Anyone buying or selling a real estate property likely knows about the role a property appraisal plays in almost all transactions. The appraisal of a property can help indicate its actual value and play a major role in the pending sales transaction.

Typically, the bank, mortgage company or other funding source will require and order a property appraisal. As you may expect, the party that has the most on the line – the lender – wants to know they’ve made a good mortgage loan and the appraised value is within their guidelines.

The lender will have a list of their approved appraisers and schedule one of them to go to the property for an evaluation.

The buyer applying for the mortgage is charged for the cost of the appraisal, typically between $250.00 to $500.00, depending on details like the square footage of the home, the age, whether it’s a commercial, multifamily, or residential property, and more.

The buyer will be assessed this cost at closing unless the seller offers to sweeten the deal and pick up the appraisal cost to close the transaction.

The Appraisal Process – What to Expect?

When the time for the appraisal comes, the appraiser comes to the property to assess its condition and report their appraisal value back to the lender who hired them.

They will measure the property and confirm the subject property or any neighboring homes do not encroach over the legal property boundaries, like with a fence on the wrong side of the lot line.

They will take dozens of photos to document the entire interior, from floor to ceiling, to look for any construction issues. The appraiser will operate all of the home’s systems like plumbing, electric, pool equipment and HVAC operations to ensure they work properly and present no obvious defects.

Outside, the appraiser will inspect your home’s roof, soffit, and fascia to check for any signs of rotting or deterioration. They’ll inspect the pool and pool pump to check for any leaks or severe cracks near the lanai foundation.

Depending on the appraiser, they may or may not go up in the attic or on your roof. After the physical inspection of the home, the appraiser will research things like the assessed tax value of the property, current and recent sales prices for similar properties in the same general area and summarize that in their report.

Seeing what homes in your area are actually selling for – not the asking price – is a good way to know if your appraisal is accurate.

Are All Property Appraisers the Same?

Every state has their own specific requirements on how to become a property appraiser. In Florida, the appraisal industry is regulated by the state’s Department of Environmental Protection’s Bureau of Appraisal division.

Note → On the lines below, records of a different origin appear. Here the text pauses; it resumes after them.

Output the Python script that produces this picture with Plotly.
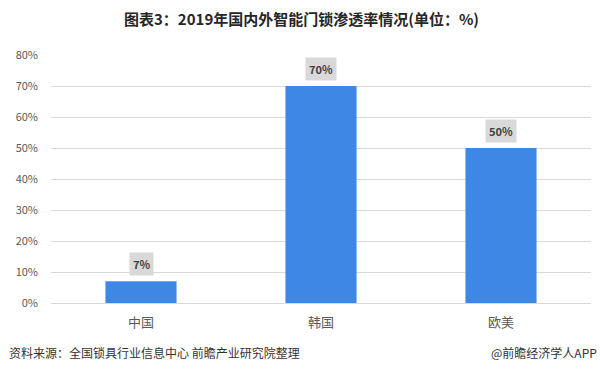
import plotly.graph_objects as go

categories = ["中国", "韩国", "欧美"]
values = [7, 70, 50]
labels = ["7%", "70%", "50%"]
tick_vals = [0, 10, 20, 30, 40, 50, 60, 70, 80]
tick_text = ["0%", "10%", "20%", "30%", "40%", "50%", "60%", "70%", "80%"]

FONT = "Noto Sans CJK SC, Microsoft YaHei, sans-serif"

fig = go.Figure()
fig.add_trace(go.Bar(
    x=categories, y=values,
    marker=dict(color="#3f87e5", line=dict(width=0)),
    width=0.395,
    hoverinfo="skip",
))

for c, v, t in zip(categories, values, labels):
    fig.add_annotation(
        x=c, y=v, text="<b>%s</b>" % t, showarrow=False,
        yanchor="bottom", yshift=5,
        bgcolor="#d9d9d9", borderpad=3,
        font=dict(family=FONT, size=11, color="#404040"),
    )

fig.add_annotation(
    xref="paper", yref="paper", x=0.463, y=1, yshift=37,
    xanchor="center", yanchor="middle", showarrow=False,
    text="<b>图表3：2019年国内外智能门锁渗透率情况(单位：%)</b>",
    font=dict(family=FONT, size=15, color="#262626"),
)
fig.add_annotation(
    xref="paper", yref="paper", x=-0.081, y=0, yshift=-49, xanchor="left", yanchor="middle",
    showarrow=False, text="资料来源：全国锁具行业信息中心 前瞻产业研究院整理",
    font=dict(family=FONT, size=12, color="#333333"),
)
fig.add_annotation(
    xref="paper", yref="paper", x=1.0145, y=0, yshift=-49, xanchor="right", yanchor="middle",
    showarrow=False, text="@前瞻经济学人APP",
    font=dict(family=FONT, size=12, color="#333333"),
)

fig.update_layout(
    width=600, height=369,
    margin=dict(l=51, r=9, t=55, b=66),
    paper_bgcolor="white", plot_bgcolor="white",
    showlegend=False,
    font=dict(family=FONT),
)
fig.update_xaxes(
    showgrid=False, showline=True, linecolor="#d9d9d9", linewidth=1,
    ticks="", tickfont=dict(family=FONT, size=13, color="#595959"),
    ticklabelstandoff=7,
)
fig.update_yaxes(
    range=[0, 80], tickvals=tick_vals, ticktext=tick_text,
    showgrid=True, gridcolor="#d9d9d9", gridwidth=1,
    zeroline=False, showline=False, ticks="",
    tickfont=dict(family=FONT, size=11, color="#595959"),
    ticklabelstandoff=12,
)

fig.write_html(
    "out.html",
    config={"displayModeBar": False},
    post_script="document.body.style.margin='0';document.body.style.padding='0';",
)
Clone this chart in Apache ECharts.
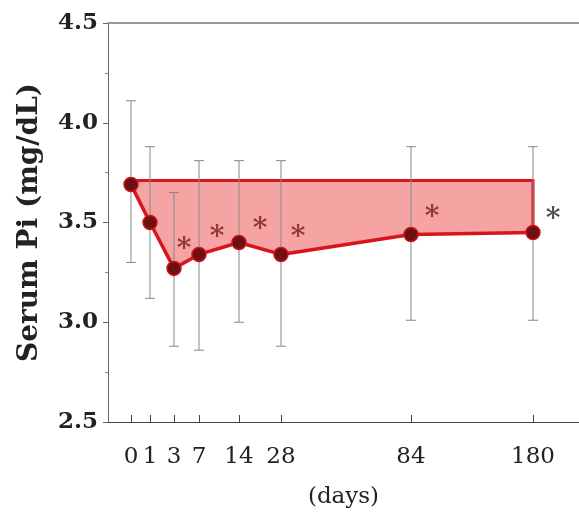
<!DOCTYPE html>
<html>
<head>
<meta charset="utf-8">
<script src="https://cdn.jsdelivr.net/npm/echarts@6/dist/echarts.min.js"></script>
<style>
  html, body { margin: 0; padding: 0; background: #fff; }
  #chart { width: 579px; height: 516px; }
</style>
</head>
<body>
<div id="chart"></div>
<script>
// days sampled and where each one sits on the (non-linear) time axis
const days = [0, 1, 3, 7, 14, 28, 84, 180];
const dayPos = [0, 19, 43, 68, 108, 150, 280, 402];
// serum Pi mean and error bar ends (mg/dL)
const meanPi = [3.69, 3.50, 3.27, 3.34, 3.40, 3.34, 3.44, 3.45];
const upperPi = [4.11, 3.88, 3.65, 3.81, 3.81, 3.81, 3.88, 3.88];
const lowerPi = [3.30, 3.12, 2.88, 2.86, 3.00, 2.88, 3.01, 3.01];
const baselinePi = 3.71;
// significance markers
const starPos = [53, 86, 129, 167, 301, 422];
const starPi = [3.40, 3.46, 3.50, 3.46, 3.56, 3.55];
const starColor = ['#7a1a1a', '#7a1a1a', '#7a1a1a', '#7a1a1a', '#7a1a1a', '#222'];

const serif = '"DejaVu Serif", "Liberation Serif", serif';
const chart = echarts.init(document.getElementById('chart'));

const meanData = days.map((d, i) => [dayPos[i], meanPi[i]]);
const errData = days.map((d, i) => [dayPos[i], lowerPi[i], upperPi[i]]);

const option = {
  animation: false,
  grid: { left: 108, right: 0, top: 23, bottom: 94 },
  xAxis: [{
    type: 'value',
    min: -23,
    max: 448,
    name: '(days)',
    nameLocation: 'middle',
    nameGap: 64,
    nameTextStyle: { fontFamily: serif, fontSize: 23, color: '#222' },
    splitLine: { show: false },
    axisLine: { onZero: false, lineStyle: { color: '#444', width: 1 } },
    axisTick: { customValues: dayPos, inside: true, length: 7, lineStyle: { color: '#444' } },
    axisLabel: {
      customValues: dayPos,
      formatter: v => days[dayPos.indexOf(v)],
      fontFamily: serif, fontSize: 23, color: '#222', margin: 24
    }
  }, {
    type: 'value',
    position: 'top',
    min: -23,
    max: 448,
    splitLine: { show: false },
    axisLine: { show: true, onZero: false, lineStyle: { color: '#999', width: 2 } },
    axisTick: { show: false },
    axisLabel: { show: false }
  }],
  yAxis: {
    type: 'value',
    min: 2.5,
    max: 4.5,
    interval: 0.5,
    name: 'Serum Pi (mg/dL)',
    nameLocation: 'middle',
    nameGap: 64,
    nameTextStyle: { fontFamily: serif, fontSize: 28, fontWeight: 'bold', color: '#222' },
    splitLine: { show: false },
    axisLine: { show: true, onZero: false, lineStyle: { color: '#666' } },
    axisTick: { length: 5, lineStyle: { color: '#666' } },
    minorTick: { show: true, splitNumber: 2, length: 3, lineStyle: { color: '#888' } },
    axisLabel: {
      formatter: v => v.toFixed(1),
      fontFamily: serif, fontSize: 23, fontWeight: 'bold', color: '#222', margin: 10
    }
  },
  series: [{
    // shaded area between baseline and the mean curve
    type: 'custom',
    z: 1,
    data: [[0]],
    renderItem: (params, api) => {
      const top = [api.coord([dayPos[0], baselinePi]), api.coord([dayPos[dayPos.length - 1], baselinePi])];
      const curve = meanData.map(p => api.coord(p)).reverse();
      const poly = top.concat(curve);
      return {
        type: 'group',
        children: [{
          type: 'polygon',
          shape: { points: poly },
          style: { fill: '#f6a3a3', stroke: null }
        }, {
          type: 'polyline',
          shape: { points: top.concat([curve[0]]) },
          style: { stroke: '#d8141c', lineWidth: 3, fill: null }
        }]
      };
    }
  }, {
    // error bars
    type: 'custom',
    z: 2,
    data: errData,
    renderItem: (params, api) => {
      const lo = api.coord([api.value(0), api.value(1)]);
      const hi = api.coord([api.value(0), api.value(2)]);
      const s = { stroke: '#888', lineWidth: 1 };
      return {
        type: 'group',
        children: [
          { type: 'line', shape: { x1: lo[0], y1: lo[1], x2: hi[0], y2: hi[1] }, style: s },
          { type: 'line', shape: { x1: lo[0] - 5, y1: lo[1], x2: lo[0] + 5, y2: lo[1] }, style: s },
          { type: 'line', shape: { x1: hi[0] - 5, y1: hi[1], x2: hi[0] + 5, y2: hi[1] }, style: s }
        ]
      };
    }
  }, {
    type: 'line',
    z: 3,
    data: meanData,
    symbol: 'circle',
    symbolSize: 14,
    lineStyle: { color: '#d8141c', width: 3.5 },
    itemStyle: { color: '#6e1010', borderColor: '#c8141c', borderWidth: 1.5 }
  }, {
    type: 'scatter',
    z: 4,
    symbolSize: 0,
    data: starPos.map((x, i) => ({
      value: [x, starPi[i]],
      label: { color: starColor[i] }
    })),
    label: {
      show: true,
      position: 'inside',
      formatter: '*',
      fontFamily: serif,
      fontWeight: 'bold',
      fontSize: 28,
      offset: [0, 7]
    }
  }]
};

chart.setOption(option);
</script>
</body>
</html>
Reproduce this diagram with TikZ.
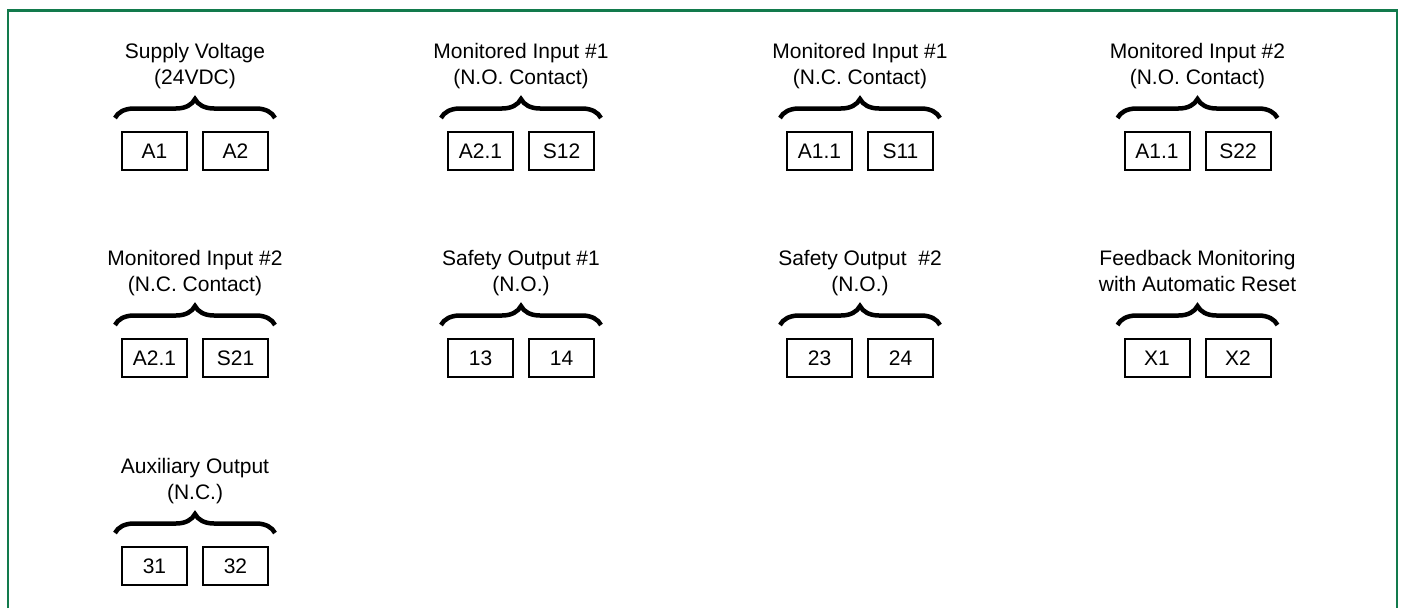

Their guidelines for becoming a certified appraiser in Florida state, “To become a real estate appraiser in Florida, you must be at least 18 years old and hold a high school diploma. You need to complete the pre-licensing education and accumulate the required work hours under a certified appraiser’s supervision. Also, you will register with the Florida Real Estate Appraisal Board.”

A full detailing of what Florida requires to become a certified property appraiser can be found here.

In some cases, a home’s owner may question the appraised value of their property, wondering if its not too low for the current market conditions.

This can be common in the type of seller’s market Southwest Florida has been experiencing over the last 2 years or so, where buyers were standing in line to buy houses at what many industry professionals feel were unrealistically high prices.

Those scenarios can put a false hope into the heads of sellers, which is why a thorough and expert property appraisal is always a good idea.

Of course, there are other scenarios in which an appraiser’s valuation comes in a little higher than the seller or buyer were anticipating.

It makes sense that a home’s condition effects the appraisal value. The more the appraiser finds to be deficient, the lower the value.

While they vary in terms of seriousness, things like a badly overgrown lawn or plants, a green, half-empty pool, peeling interior or exterior paint, or visible mold or mildew will affect the home’s appraised value.

The roof is a key to the home’s overall structure, and a good appraiser will not only get up on the roof and walk around but get into the attic to look at the underside of the roof’s plywood, any insulation or lack thereof, truss condition, air conditioning venting and much more.

This can reduce issues after closing regarding any serious concerns about the property.

If an appraisal report shows the home’s value is below the amount of the mortgage loan, the lender will likely deny the loan.

In today’s market, homes are appraising for at or above the asking price, in most circumstances, but the future of home prices and available inventory presents a lot of questions for the long-term housing market in Southwest Florida.